## The exercise
Repeat, exactly and only, the lines from the beginning of the data through the line with "ax2 = ax.twinx()". Pictures are left out.

Start

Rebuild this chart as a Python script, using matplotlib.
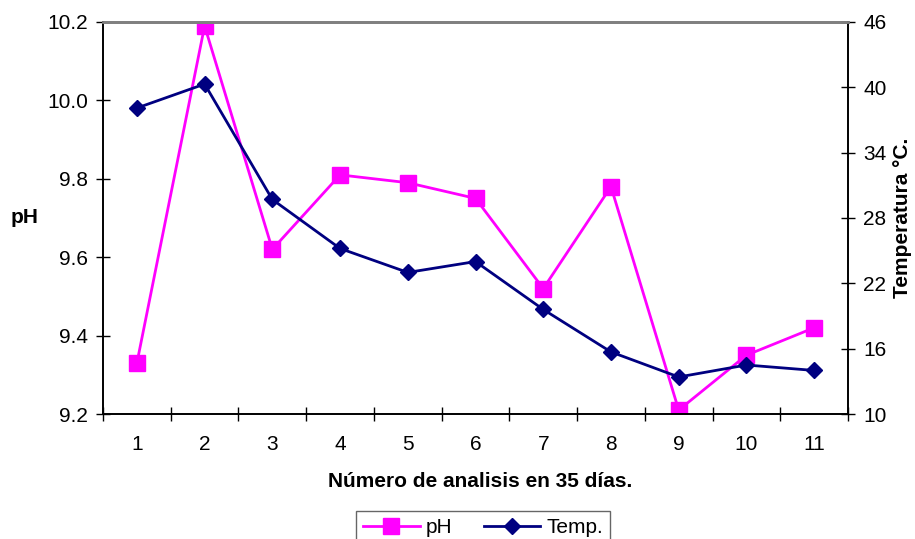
import matplotlib.pyplot as plt
from matplotlib.ticker import FixedLocator, NullFormatter

plt.rcParams['font.family'] = ['Liberation Sans', 'DejaVu Sans']

# data
dias = [1, 2, 3, 4, 5, 6, 7, 8, 9, 10, 11]
ph = [9.33, 10.19, 9.62, 9.81, 9.79, 9.75, 9.52, 9.78, 9.21, 9.35, 9.42]
temp = [38.1, 40.3, 29.7, 25.2, 23.0, 24.0, 19.6, 15.7, 13.4, 14.5, 14.0]
ph_ticks = [9.2, 9.4, 9.6, 9.8, 10.0, 10.2]
temp_ticks = [10, 16, 22, 28, 34, 40, 46]

fig = plt.figure(figsize=(9.15, 5.39), dpi=100)
ax = fig.add_axes([0.1126, 0.2319, 0.8142, 0.7273])
ax2 = ax.twinx()

l1, = ax.plot(dias, ph, color='#FF00FF', lw=2, marker='s', ms=12, label='pH')
l2, = ax2.plot(dias, temp, color='#000080', lw=2, marker='D', ms=8.5, label='Temp.')

ax.set_xlim(0.5, 11.5)
ax.set_ylim(9.2, 10.2)
ax2.set_ylim(10, 46)
ax.set_yticks(ph_ticks)
ax.set_yticklabels(['%.1f' % v for v in ph_ticks])
ax2.set_yticks(temp_ticks)

# category labels centred, tick marks on the boundaries
ax.set_xticks(dias)
ax.tick_params(axis='x', which='major', length=0, pad=15)
ax.xaxis.set_minor_locator(FixedLocator([d + 0.5 for d in [0] + dias]))
ax.xaxis.set_minor_formatter(NullFormatter())
ax.tick_params(axis='x', which='minor', direction='inout', length=10, width=1)
ax.tick_params(axis='y', direction='inout', length=10, width=1, pad=6)
ax2.tick_params(axis='y', direction='inout', length=10, width=1, pad=6)
for a in (ax, ax2):
    a.tick_params(labelsize=15)
    for s in a.spines.values():
        s.set_linewidth(1.2)
    a.spines['top'].set_color('#808080')
    a.spines['top'].set_linewidth(2)

fig.text(0.5246, 1 - 472 / 539, 'Número de analisis en 35 días.', fontsize=15,
         fontweight='bold', ha='center', va='top')
fig.text(25 / 915, 1 - 218 / 539, 'pH', fontsize=15, fontweight='bold', ha='center', va='center')
fig.text(903 / 915, 1 - 218 / 539, 'Temperatura °C.', fontsize=15, fontweight='bold',
         rotation=90, ha='center', va='center')

leg = fig.legend([l1, l2], ['pH', 'Temp.'], loc='upper center', bbox_to_anchor=(0.528, 0.052),
                 ncol=2, fontsize=15, frameon=True, fancybox=False, handlelength=2.7,
                 handletextpad=0.3, columnspacing=1.5, borderpad=0.35, borderaxespad=0)
leg.get_frame().set_edgecolor('#404040')
leg.get_frame().set_linewidth(1)

fig.savefig('out.png', dpi=100)
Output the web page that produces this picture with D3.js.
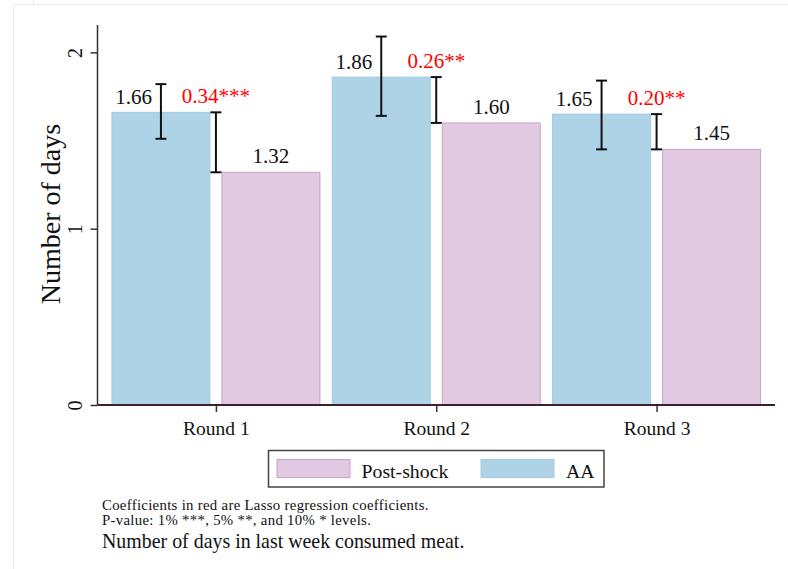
<!DOCTYPE html>
<html>
<head>
<meta charset="utf-8">
<script src="https://cdn.jsdelivr.net/npm/d3@7"></script>
<style>
  html, body { margin: 0; padding: 0; background: #fff; }
  svg { display: block; font-family: "Liberation Serif", "Times New Roman", serif; }
</style>
</head>
<body>
<svg id="chart" width="788" height="569"></svg>
<script>
// Mean number of days meat was eaten last week, by survey round
const categories = ["Round 1", "Round 2", "Round 3"];
const seriesNames = ["AA", "Post-shock"];
const aaValues = [1.66, 1.86, 1.65];
const postValues = [1.32, 1.60, 1.45];
const aaLow = [1.51, 1.64, 1.45];
const aaHigh = [1.82, 2.09, 1.84];
const coefValues = [0.34, 0.26, 0.20];
const coefStars = ["***", "**", "**"];
const yTicks = [0, 1, 2];
const notes = [
  "Coefficients in red are Lasso regression coefficients.",
  "P-value: 1% ***, 5% **, and 10% * levels."
];
const caption = "Number of days in last week consumed meat.";
const yTitle = "Number of days";

const colors = {
  "AA": { fill: "#aed3e6", stroke: "#a3cbe0" },
  "Post-shock": { fill: "#e1c9e1", stroke: "#c9a2cb" }
};

const svg = d3.select("#chart");

// faint outer frame
svg.append("path")
  .attr("d", "M13.5,569 V4.5 H788 M33.5,0 V4.5")
  .attr("fill", "none").attr("stroke", "#ebebeb").attr("stroke-width", 1);

const plot = { left: 97.5, right: 775, bottom: 405, top: 25 };

const x = d3.scalePoint().domain(categories).range([plot.left, plot.right]).padding(0.5375);
const inner = d3.scaleBand().domain(seriesNames).range([-104.5, 104.5]).paddingInner(0.1);
const y = d3.scaleLinear().domain([0, 2]).range([plot.bottom, 52.4]);

const rows = categories.map((c, i) => ({
  cat: c, aa: aaValues[i], post: postValues[i], lo: aaLow[i], hi: aaHigh[i],
  coef: coefValues[i], stars: coefStars[i]
}));

// bars
const g = svg.append("g");
rows.forEach(r => {
  [["AA", r.aa], ["Post-shock", r.post]].forEach(([s, v]) => {
    g.append("rect")
      .attr("x", x(r.cat) + inner(s) + 0.5)
      .attr("y", y(v))
      .attr("width", inner.bandwidth() - 1)
      .attr("height", y(0) - y(v))
      .attr("fill", colors[s].fill)
      .attr("stroke", colors[s].stroke)
      .attr("stroke-width", 1);
  });
});

// error bars
function errBar(cx, v1, v2) {
  const e = g.append("g").attr("stroke", "#111").attr("stroke-width", 2);
  e.append("line").attr("x1", cx).attr("x2", cx).attr("y1", y(v1)).attr("y2", y(v2));
  [v1, v2].forEach(v => e.append("line")
    .attr("x1", cx - 5.5).attr("x2", cx + 5.5).attr("y1", y(v)).attr("y2", y(v)));
}
rows.forEach(r => {
  const aaCenter = x(r.cat) + inner("AA") + inner.bandwidth() / 2;
  errBar(aaCenter, r.lo, r.hi);
  errBar(x(r.cat), r.aa, r.aa - r.coef);
});

// value labels
rows.forEach(r => {
  const aaCenter = x(r.cat) + inner("AA") + inner.bandwidth() / 2;
  const postCenter = x(r.cat) + inner("Post-shock") + inner.bandwidth() / 2;
  g.append("text").attr("x", aaCenter - 9).attr("y", y(r.aa) - 8.5)
    .attr("text-anchor", "end").attr("font-size", 21).attr("fill", "#111")
    .text(r.aa.toFixed(2));
  g.append("text").attr("x", postCenter).attr("y", y(r.post) - 9)
    .attr("text-anchor", "middle").attr("font-size", 21).attr("fill", "#111")
    .text(r.post.toFixed(2));
  g.append("text").attr("x", x(r.cat)).attr("y", y(r.aa) - 9.5)
    .attr("text-anchor", "middle").attr("font-size", 21).attr("fill", "#ff0000")
    .text(r.coef.toFixed(2) + r.stars);
});

// y axis
const yAxis = svg.append("g").attr("transform", `translate(${plot.left},0)`)
  .call(d3.axisLeft(y).tickValues(yTicks).tickSize(7).tickPadding(9).tickFormat(d3.format("d")));
yAxis.select(".domain").remove();
yAxis.selectAll(".tick line").attr("stroke", "#333").attr("stroke-width", 1.5);
yAxis.selectAll(".tick text")
  .attr("font-family", "Liberation Serif, Times New Roman, serif")
  .attr("font-size", 20).attr("fill", "#111")
  .attr("text-anchor", "middle").attr("dy", null)
  .attr("transform", "rotate(-90)")
  .attr("x", 0).attr("y", -16);
svg.append("line")
  .attr("x1", plot.left).attr("x2", plot.left)
  .attr("y1", plot.top).attr("y2", plot.bottom)
  .attr("stroke", "#333").attr("stroke-width", 1.5);

// x axis
const xAxis = svg.append("g").attr("transform", `translate(0,${plot.bottom})`)
  .call(d3.axisBottom(x).tickSize(7).tickPadding(9));
xAxis.select(".domain").remove();
xAxis.selectAll(".tick line").attr("stroke", "#333").attr("stroke-width", 1.5);
xAxis.selectAll(".tick text")
  .attr("font-family", "Liberation Serif, Times New Roman, serif")
  .attr("font-size", 19.5).attr("fill", "#111");
svg.append("line")
  .attr("x1", plot.left).attr("x2", plot.right)
  .attr("y1", plot.bottom).attr("y2", plot.bottom)
  .attr("stroke", "#3d1f30").attr("stroke-width", 1.8);

// y title
svg.append("text")
  .attr("transform", "translate(60,214) rotate(-90)")
  .attr("text-anchor", "middle").attr("font-size", 28).attr("fill", "#111")
  .text(yTitle);

// legend
const lg = svg.append("g");
lg.append("rect").attr("x", 268.5).attr("y", 450.5).attr("width", 335.5).attr("height", 36.5)
  .attr("fill", "#fff").attr("stroke", "#444").attr("stroke-width", 1.5);
const legendItems = [
  { name: "Post-shock", sx: 277, tx: 361.5 },
  { name: "AA", sx: 481, tx: 566 }
];
legendItems.forEach(it => {
  lg.append("rect").attr("x", it.sx).attr("y", 459.5).attr("width", 73).attr("height", 18)
    .attr("fill", colors[it.name].fill).attr("stroke", colors[it.name].stroke).attr("stroke-width", 1);
  lg.append("text").attr("x", it.tx).attr("y", 477.5).attr("font-size", 19.8).attr("fill", "#111")
    .text(it.name);
});

// notes
notes.forEach((n, i) => {
  svg.append("text").attr("x", 102).attr("y", 510 + i * 15)
    .attr("font-size", 14.8).attr("letter-spacing", 0.3).attr("fill", "#111").text(n);
});
svg.append("text").attr("x", 102).attr("y", 548)
  .attr("font-size", 19.9).attr("fill", "#111").text(caption);
</script>
</body>
</html>
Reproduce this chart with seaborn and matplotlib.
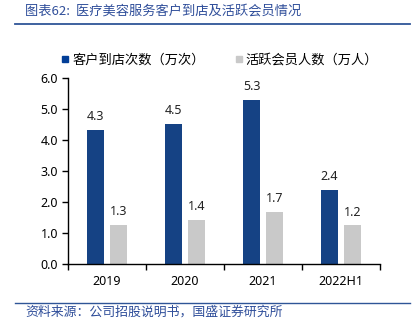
import matplotlib
matplotlib.use("Agg")
import matplotlib.pyplot as plt
import seaborn as sns
import pandas as pd
from matplotlib.lines import Line2D

categories = ["2019", "2020", "2021", "2022H1"]
visits = [4.31, 4.51, 5.29, 2.38]
members = [1.26, 1.42, 1.68, 1.24]
series_names = ["客户到店次数（万次）", "活跃会员人数（万人）"]
title_text = "图表62:  医疗美容服务客户到店及活跃会员情况"
source_text = "资料来源：公司招股说明书，国盛证券研究所"

plt.rcParams['font.family'] = ['Noto Sans', 'Noto Sans CJK SC', 'DejaVu Sans']

df = pd.DataFrame({
    "year": categories * 2,
    "value": visits + members,
    "series": [series_names[0]] * 4 + [series_names[1]] * 4,
})

colors = ["#023E97", "#C9C9C9"]
fig = plt.figure(figsize=(4.17, 3.25), dpi=100)
ax = fig.add_axes([0.163, 0.188, 0.748, 0.572])

sns.barplot(data=df, x="year", y="value", hue="series", palette=colors,
            width=0.58, gap=0.24, ax=ax, linewidth=0, edgecolor="none",
            legend=False)

for cont in ax.containers:
    ax.bar_label(cont, fmt="%.1f", padding=5, fontsize=9, color="#222222")

ax.set_ylim(0, 6)
ax.set_yticks([0, 1, 2, 3, 4, 5, 6])
ax.set_yticklabels([f"{v:.1f}" for v in range(7)], fontsize=9)
ax.set_xlim(-0.5, 3.5)
ax.set_xticks([-0.5, 0.5, 1.5, 2.5, 3.5])
ax.set_xticklabels([])
ax.set_xticks([0, 1, 2, 3], minor=True)
ax.set_xticklabels(categories, minor=True, fontsize=9)
ax.tick_params(axis="x", which="minor", length=0, pad=8)
ax.tick_params(axis="x", which="major", length=4, direction="out", width=1)
ax.tick_params(axis="y", length=4, direction="out", width=1, pad=3)
ax.set_xlabel("")
ax.set_ylabel("")
for s in ["top", "right"]:
    ax.spines[s].set_visible(False)
for s in ["left", "bottom"]:
    ax.spines[s].set_color("black")
    ax.spines[s].set_linewidth(1)
ax.set_facecolor("white")

handles = [Line2D([0], [0], marker="s", linestyle="none", markersize=5,
                  markerfacecolor=c, markeredgecolor=c) for c in colors]
fig.legend(handles, series_names, loc="center", bbox_to_anchor=(0.527, 0.815),
           ncol=2, frameon=False, handlelength=0.6,
           handletextpad=0.2, columnspacing=2.3,
           prop={'family': ['Noto Sans CJK SC', 'DejaVu Sans'], 'size': 9.5})

line_color = "#2F5597"
fig.add_artist(Line2D([15 / 417, 410 / 417], [1 - 24 / 325] * 2,
                      color=line_color, linewidth=1.3))
fig.add_artist(Line2D([15 / 417, 410 / 417], [1 - 302.5 / 325] * 2,
                      color=line_color, linewidth=1.0))
fig.text(25 / 417, 1 - 11 / 325, title_text, fontsize=9.5, color="#2F4E9A",
         va="center", ha="left", style="italic",
         family=['Noto Sans CJK SC', 'DejaVu Sans'])
fig.text(25 / 417, 1 - 312 / 325, source_text, fontsize=9.3, color="#2F4E9A",
         va="center", ha="left", style="italic",
         family=['Noto Sans CJK SC', 'DejaVu Sans'])

fig.savefig("out.png", dpi=100, facecolor="white")
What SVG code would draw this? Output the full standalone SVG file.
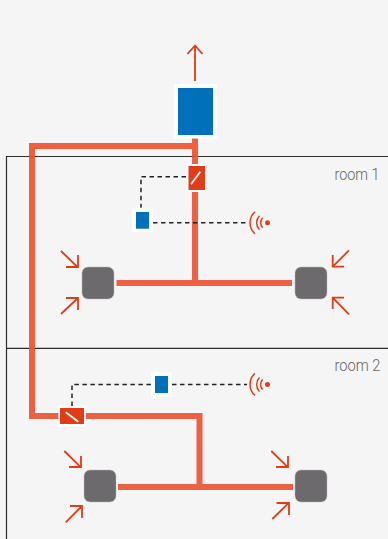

End

## Response
Rebuild this chart as a Python script, using matplotlib.
import matplotlib.pyplot as plt
from matplotlib.ticker import FixedLocator, NullFormatter

plt.rcParams['font.family'] = ['Liberation Sans', 'DejaVu Sans']

# data
dias = [1, 2, 3, 4, 5, 6, 7, 8, 9, 10, 11]
ph = [9.33, 10.19, 9.62, 9.81, 9.79, 9.75, 9.52, 9.78, 9.21, 9.35, 9.42]
temp = [38.1, 40.3, 29.7, 25.2, 23.0, 24.0, 19.6, 15.7, 13.4, 14.5, 14.0]
ph_ticks = [9.2, 9.4, 9.6, 9.8, 10.0, 10.2]
temp_ticks = [10, 16, 22, 28, 34, 40, 46]

fig = plt.figure(figsize=(9.15, 5.39), dpi=100)
ax = fig.add_axes([0.1126, 0.2319, 0.8142, 0.7273])
ax2 = ax.twinx()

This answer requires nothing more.